What to work on
Output every line of the material exactly, omitting images.

Information shown
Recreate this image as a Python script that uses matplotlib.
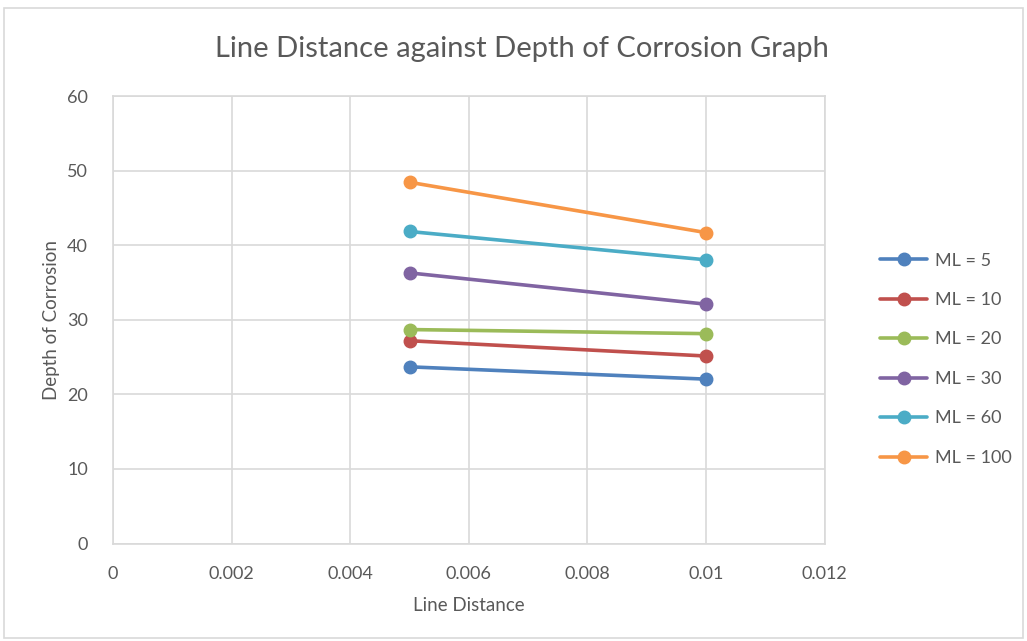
import matplotlib.pyplot as plt
from matplotlib.patches import Rectangle

# line distance for each measurement
line_distance = [0.005, 0.01]

# depth of corrosion per ML setting
ml_labels = ['ML = 5', 'ML = 10', 'ML = 20', 'ML = 30', 'ML = 60', 'ML = 100']
depth_ml5 = [23.7, 22.05]
depth_ml10 = [27.2, 25.15]
depth_ml20 = [28.7, 28.15]
depth_ml30 = [36.3, 32.1]
depth_ml60 = [41.85, 38.05]
depth_ml100 = [48.45, 41.7]

colors = ['#4F81BD', '#C0504D', '#9BBB59', '#8064A2', '#4BACC6', '#F79646']
text_color = '#595959'
grid_color = '#D9D9D9'

plt.rcParams['font.family'] = ['Lato', 'DejaVu Sans']

fig = plt.figure(figsize=(10.27, 6.41), dpi=100)
ax = fig.add_axes([0.110, 0.152, 0.693, 0.698])

series = [depth_ml5, depth_ml10, depth_ml20, depth_ml30, depth_ml60, depth_ml100]
for label, vals, c in zip(ml_labels, series, colors):
    ax.plot(line_distance, vals, color=c, lw=2.6, marker='o', markersize=9,
            label=label, solid_capstyle='round')

ax.set_xlim(0, 0.012)
ax.set_ylim(0, 60)
ax.set_xticks([0, 0.002, 0.004, 0.006, 0.008, 0.01, 0.012])
ax.set_xticklabels(['0', '0.002', '0.004', '0.006', '0.008', '0.01', '0.012'])
ax.set_yticks(range(0, 61, 10))
ax.grid(True, color=grid_color, lw=1.2)
ax.set_axisbelow(True)
for s in ax.spines.values():
    s.set_color(grid_color)
    s.set_linewidth(1.2)
ax.tick_params(length=0, labelsize=13, colors=text_color)
ax.tick_params(axis='x', pad=16)
ax.tick_params(axis='y', pad=18)

ax.set_xlabel('Line Distance', fontsize=13.5, color=text_color, labelpad=11)
ax.set_ylabel('Depth of Corrosion', fontsize=13.5, color=text_color, labelpad=5)
fig.text(0.508, 0.923, 'Line Distance against Depth of Corrosion Graph',
         ha='center', va='center', fontsize=21, color=text_color)

leg = ax.legend(loc='center left', bbox_to_anchor=(1.055, 0.412), frameon=False,
                fontsize=13, labelspacing=1.3, handlelength=2.6,
                handletextpad=0.45, labelcolor=text_color)

# light border round the whole chart
fig.patches.append(Rectangle((0.004, 0.004), 0.992, 0.984, transform=fig.transFigure,
                             fill=False, edgecolor=grid_color, lw=1.2))

fig.savefig('out.png', dpi=100)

Answer for the task
Recreate this image as a Python script that uses matplotlib.
import matplotlib.pyplot as plt
from matplotlib.patches import Rectangle

# line distance for each measurement
line_distance = [0.005, 0.01]

# depth of corrosion per ML setting
ml_labels = ['ML = 5', 'ML = 10', 'ML = 20', 'ML = 30', 'ML = 60', 'ML = 100']
depth_ml5 = [23.7, 22.05]
depth_ml10 = [27.2, 25.15]
depth_ml20 = [28.7, 28.15]
depth_ml30 = [36.3, 32.1]
depth_ml60 = [41.85, 38.05]
depth_ml100 = [48.45, 41.7]

colors = ['#4F81BD', '#C0504D', '#9BBB59', '#8064A2', '#4BACC6', '#F79646']
text_color = '#595959'
grid_color = '#D9D9D9'

plt.rcParams['font.family'] = ['Lato', 'DejaVu Sans']

fig = plt.figure(figsize=(10.27, 6.41), dpi=100)
ax = fig.add_axes([0.110, 0.152, 0.693, 0.698])

series = [depth_ml5, depth_ml10, depth_ml20, depth_ml30, depth_ml60, depth_ml100]
for label, vals, c in zip(ml_labels, series, colors):
    ax.plot(line_distance, vals, color=c, lw=2.6, marker='o', markersize=9,
            label=label, solid_capstyle='round')

ax.set_xlim(0, 0.012)
ax.set_ylim(0, 60)
ax.set_xticks([0, 0.002, 0.004, 0.006, 0.008, 0.01, 0.012])
ax.set_xticklabels(['0', '0.002', '0.004', '0.006', '0.008', '0.01', '0.012'])
ax.set_yticks(range(0, 61, 10))
ax.grid(True, color=grid_color, lw=1.2)
ax.set_axisbelow(True)
for s in ax.spines.values():
    s.set_color(grid_color)
    s.set_linewidth(1.2)
ax.tick_params(length=0, labelsize=13, colors=text_color)
ax.tick_params(axis='x', pad=16)
ax.tick_params(axis='y', pad=18)

ax.set_xlabel('Line Distance', fontsize=13.5, color=text_color, labelpad=11)
ax.set_ylabel('Depth of Corrosion', fontsize=13.5, color=text_color, labelpad=5)
fig.text(0.508, 0.923, 'Line Distance against Depth of Corrosion Graph',
         ha='center', va='center', fontsize=21, color=text_color)

leg = ax.legend(loc='center left', bbox_to_anchor=(1.055, 0.412), frameon=False,
                fontsize=13, labelspacing=1.3, handlelength=2.6,
                handletextpad=0.45, labelcolor=text_color)

# light border round the whole chart
fig.patches.append(Rectangle((0.004, 0.004), 0.992, 0.984, transform=fig.transFigure,
                             fill=False, edgecolor=grid_color, lw=1.2))

fig.savefig('out.png', dpi=100)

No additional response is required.